Saturday, September 04, 2010

Integrated Programmes (Part I): We Had Lift-Off Or So We Thought

Integration is the opposite of differentiation. What then can we make of a system that creates integrated programmes for students while claiming to differentiate students? Analogically, it would seem that the programme is designed to reduce the amount of information by letting students go through more years of undifferentiating education.

In Atlantis, an 'integrated programme' is one which removes high-stakes examinations between primary school and university, so that only two main examinations remain: a primary school streaming examination and a senior high terminal examination such as the A-levels or IB Diploma. The results of the former examination are now often circumvented by something called the DSA (Direct School Admissions, not to be confused with the ISA, which does not stand for Indirect School Admissions), which are criteria cooked up by individual schools to allow them to admit students they like and exclude students they don't.

Three integrated programmes were launched at the end of 2003. The Citadel of the Wyverns, the Gryphon Academy, and the Temple of Flaming Books (recalling a certain Chinese Emperor) all started off with their own quaint notions of what they could do with time not spent preparing for a third main examination at the end of the 10th grade. I say quaint, because not much was new about these new programmes—some of their features were Victorian and some even more antiquarian than that.

Perhaps the most interesting thing was the degree to which educators, given free rein and liberty to be creative, failed to do much that was extraordinary or novel. Rather, a lot of stuff was lifted from other sources, repackaged, and smushed (for want of a better, more aptly onomatopoeic word) together to create something very much like existing Grade 10 programmes with a few extra bells and whistles but not so many tassels and hassles.

The second most interesting thing was the research that came out of it. The Citadel was dead against having any research done (especially by its own people), but the Hierarchs of Atlantean Learning had decreed that some research should be — and so, some was. The Academy was just as resistant, but quietly did some of their own. The Temple did a lot of their own, and made sure every one of their students could recite the key information points (KIPs) when asked.

This research had not been released to the public yet, when it was claimed by the Hierarchs that such programmes were all brilliant, exciting, stimulating, good for the youth of Athens Atlantis and so on. And because they were so good, all remaining major high schools should be made to do the same thing.
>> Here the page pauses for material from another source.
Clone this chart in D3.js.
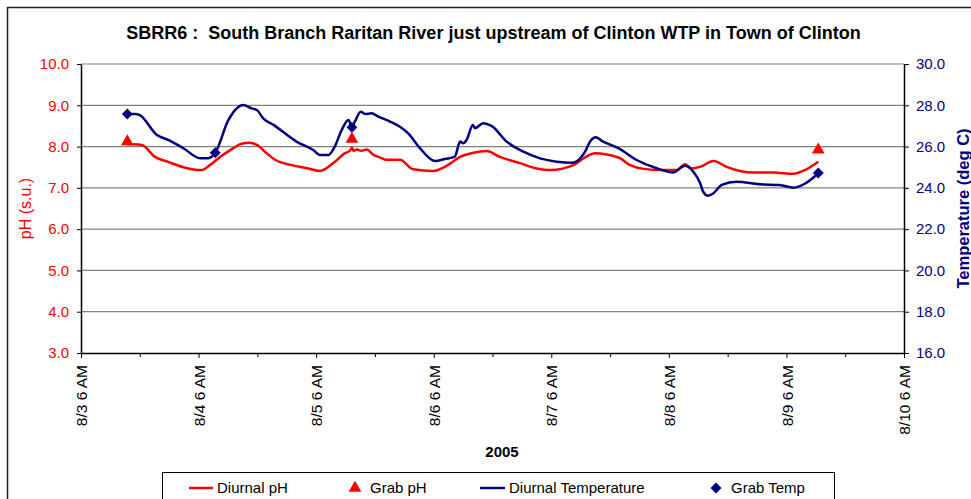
<!DOCTYPE html>
<html><head><meta charset="utf-8">
<script src="https://cdn.jsdelivr.net/npm/d3@7"></script>
<style>
body{margin:0;background:#fff;}
svg text{font-family:"Liberation Sans",Arial,sans-serif;white-space:pre;}
</style></head>
<body><svg id="c" width="971" height="499"></svg>
<script>
const title = "SBRR6 :  South Branch Raritan River just upstream of Clinton WTP in Town of Clinton";
const xTickLabels = ["8/3 6 AM","8/4 6 AM","8/5 6 AM","8/6 6 AM","8/7 6 AM","8/8 6 AM","8/9 6 AM","8/10 6 AM"];
const phTicks = [3,4,5,6,7,8,9,10];
const tempTicks = [16,18,20,22,24,26,28,30];
// hours since 8/3 6 AM
const phHours = [9.3,12.4,15.1,17.8,20.9,24.6,26.3,28.4,31.1,32.5,34.5,35.9,37.9,39.6,43.0,46.4,48.8,51.5,53.9,54.9,55.3,55.6,56.3,57.2,58.3,59.7,61.0,62.4,65.1,67.8,71.9,74.6,77.4,80.1,82.8,85.5,89.6,93.0,95.7,100.5,102.9,104.9,107.3,110.0,112.1,114.8,118.9,121.6,123.3,124.7,126.4,129.1,131.8,134.5,137.2,141.3,145.4,148.1,150.5];
const phValues = [8.06,8.04,7.75,7.63,7.50,7.43,7.55,7.75,7.96,8.06,8.09,8.04,7.84,7.68,7.55,7.47,7.41,7.60,7.84,7.90,7.97,7.90,7.93,7.90,7.93,7.80,7.74,7.68,7.68,7.45,7.41,7.53,7.75,7.85,7.89,7.75,7.60,7.47,7.43,7.55,7.74,7.84,7.81,7.72,7.55,7.46,7.43,7.43,7.57,7.47,7.51,7.65,7.51,7.41,7.37,7.37,7.34,7.45,7.63];
const tempHours = [9.45,11.0,12.0,15.5,17.8,20.9,24.3,26.0,27.4,30.1,33.1,34.8,35.9,37.2,39.3,44.0,47.4,48.8,50.5,51.8,53.2,54.6,55.3,55.9,57.1,58.0,59.3,60.7,63.1,65.1,66.8,69.2,72.3,74.3,76.3,77.4,78.0,78.7,80.0,80.4,82.1,83.8,86.9,90.3,93.7,97.1,100.2,101.9,102.9,103.9,105.1,106.3,109.7,113.4,117.5,120.9,123.3,125.0,126.4,127.0,128.0,129.1,130.8,133.8,138.6,142.6,145.4,148.1,150.5];
const tempValues = [27.58,27.58,27.52,26.56,26.32,25.92,25.44,25.44,25.70,27.29,28.01,27.85,27.77,27.37,27.05,26.24,25.83,25.59,25.59,26.0,26.80,27.29,26.96,27.21,27.69,27.58,27.61,27.45,27.21,26.96,26.64,25.92,25.30,25.40,25.51,26.24,26.16,26.32,27.05,26.89,27.13,27.0,26.24,25.75,25.43,25.27,25.22,25.43,25.75,26.24,26.45,26.28,25.92,25.35,24.95,24.75,25.07,24.78,24.22,23.81,23.62,23.74,24.14,24.30,24.17,24.14,24.01,24.25,24.71];
const grabPhHours = [9.45,55.3,150.5];
const grabPhValues = [8.12,8.18,7.92];
const grabTempHours = [9.45,27.4,55.3,150.5];
const grabTempValues = [27.58,25.70,26.93,24.72];
const legendLabels = ["Diurnal pH","Grab pH","Diurnal Temperature","Grab Temp"];

const RED="#FF0000", NAVY="#000080";
const svg = d3.select("#c");
const L=81, R=904, T=64, B=353;
const start = new Date(2005,7,3,6);
const hr = h => new Date(start.getTime()+h*3600000);
const x = d3.scaleTime().domain([start, hr(168)]).range([L,R]);
const yPh = d3.scaleLinear().domain([3,10]).range([B,T]);
const yT = d3.scaleLinear().domain([16,30]).range([B,T]);

// outer frame
svg.append("rect").attr("x",7.5).attr("y",7.5).attr("width",1000).attr("height",600)
  .attr("fill","none").attr("stroke","#222").attr("stroke-width",1.5);

// title
svg.append("text").attr("x",493.5).attr("y",39).attr("text-anchor","middle")
  .attr("font-size",18).attr("font-weight","bold").attr("fill","#000").text(title);

// gridlines
svg.append("g").selectAll("line").data(phTicks.filter(v=>v>3)).join("line")
  .attr("x1",L).attr("x2",R).attr("y1",d=>yPh(d)).attr("y2",d=>yPh(d))
  .attr("stroke","#808080").attr("stroke-width",1.2);

// left axis
const gl = svg.append("g").attr("transform",`translate(${L},0)`)
  .call(d3.axisLeft(yPh).tickValues(phTicks).tickFormat(d3.format(".1f")).tickSize(4).tickSizeOuter(0));
gl.select(".domain").attr("stroke","#000").attr("stroke-width",1.5);
gl.selectAll(".tick line").attr("stroke","#000");
gl.selectAll(".tick text").attr("fill",RED).attr("font-size",15).attr("x",-12).attr("font-family","Liberation Sans, Arial, sans-serif");

// right axis
const gr = svg.append("g").attr("transform",`translate(${R},0)`)
  .call(d3.axisRight(yT).tickValues(tempTicks).tickFormat(d3.format(".1f")).tickSize(5).tickSizeOuter(0));
gr.select(".domain").attr("stroke","#000").attr("stroke-width",1.5);
gr.selectAll(".tick line").attr("stroke","#000");
gr.selectAll(".tick text").attr("fill",NAVY).attr("font-size",15).attr("x",12).attr("font-family","Liberation Sans, Arial, sans-serif");

// bottom axis
const majorTicks = d3.range(0,169,24).map(hr);
const minorTicks = d3.range(12,169,24).map(hr);
const gb = svg.append("g").attr("transform",`translate(0,${B})`)
  .call(d3.axisBottom(x).tickValues(majorTicks).tickSize(5).tickSizeOuter(0)
    .tickFormat((d,i)=>xTickLabels[i]));
gb.select(".domain").attr("stroke","#000").attr("stroke-width",1.5);
gb.selectAll(".tick line").attr("stroke","#000");
gb.selectAll(".tick text").attr("font-size",15.5).attr("fill","#000")
  .attr("font-family","Liberation Sans, Arial, sans-serif")
  .attr("transform","rotate(-90)").attr("text-anchor","end")
  .attr("x",-12).attr("y",0).attr("dy","0.36em");
svg.append("g").attr("transform",`translate(0,${B})`)
  .call(d3.axisBottom(x).tickValues(minorTicks).tickSize(4).tickFormat(""))
  .call(g=>g.select(".domain").remove())
  .selectAll(".tick line").attr("stroke","#000");

// axis titles
svg.append("text").attr("transform",`translate(31,${(T+B)/2}) rotate(-90)`).attr("text-anchor","middle")
  .attr("font-size",16).attr("fill",RED).text("pH (s.u.)");
svg.append("text").attr("transform",`translate(969,${(T+B)/2}) rotate(-90)`).attr("text-anchor","middle")
  .attr("font-size",16.5).attr("font-weight","bold").attr("fill",NAVY).text("Temperature (deg C)");
svg.append("text").attr("x",502).attr("y",457).attr("text-anchor","middle")
  .attr("font-size",15).attr("font-weight","bold").attr("fill","#000").text("2005");

// lines
const phLine = d3.line().x((d,i)=>x(hr(phHours[i]))).y(d=>yPh(d)).curve(d3.curveMonotoneX);
const tLine = d3.line().x((d,i)=>x(hr(tempHours[i]))).y(d=>yT(d)).curve(d3.curveMonotoneX);
svg.append("path").datum(phValues).attr("d",phLine).attr("fill","none").attr("stroke",RED).attr("stroke-width",2.5).attr("stroke-linejoin","round");
svg.append("path").datum(tempValues).attr("d",tLine).attr("fill","none").attr("stroke",NAVY).attr("stroke-width",2.5).attr("stroke-linejoin","round");

const tri = d3.symbol().type(d3.symbolTriangle).size(70);
const dia = d3.symbol().type(d3.symbolSquare).size(60);
svg.append("g").selectAll("path").data(grabPhValues).join("path")
  .attr("d",tri).attr("fill",RED)
  .attr("transform",(d,i)=>`translate(${x(hr(grabPhHours[i]))},${yPh(d)})`);
svg.append("g").selectAll("path").data(grabTempValues).join("path")
  .attr("d",dia).attr("fill",NAVY)
  .attr("transform",(d,i)=>`translate(${x(hr(grabTempHours[i]))},${yT(d)}) rotate(45)`);

// legend
const lg = svg.append("g");
lg.append("rect").attr("x",162.5).attr("y",472.5).attr("width",672).attr("height",60)
  .attr("fill","#fff").attr("stroke","#000").attr("stroke-width",1);
const ly = 488;
lg.append("line").attr("x1",189).attr("x2",213).attr("y1",ly).attr("y2",ly).attr("stroke",RED).attr("stroke-width",2.5);
lg.append("path").attr("d",tri).attr("fill",RED).attr("transform",`translate(355,${ly})`);
lg.append("line").attr("x1",480).attr("x2",505).attr("y1",ly).attr("y2",ly).attr("stroke",NAVY).attr("stroke-width",2.5);
lg.append("path").attr("d",dia).attr("fill",NAVY).attr("transform",`translate(716,${ly}) rotate(45)`);
const lx = [217,370,509,731];
lg.selectAll("text").data(legendLabels).join("text")
  .attr("x",(d,i)=>lx[i]).attr("y",ly).attr("dy","0.36em").attr("font-size",15).attr("fill","#000").text(d=>d);
</script></body></html>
The resultant Dance of the Sugar Plum Fairies, a jerky and discombobulating affair (and a true Nutcracker Suite) which is still unfolding, has been (and will continue to be) affording educational observers with much amusement.

But I would like to point out one very important finding: people who have gone through an Integrated Programme do not show significant superiority (and that's putting it mildly) over those who have not when they sit for their terminal qualification examinations. The superiority of Integrated Programmes must therefore be in non-academic areas, but that is even more difficult to prove — perhaps almost as difficult to prove as the contention that having a programme specially for Gifted and Talented Atlanteans will prevent some final catastrophic crisis.

Only time will tell. And Khronos, unlike Kronos, is a very quiet and subtle Power.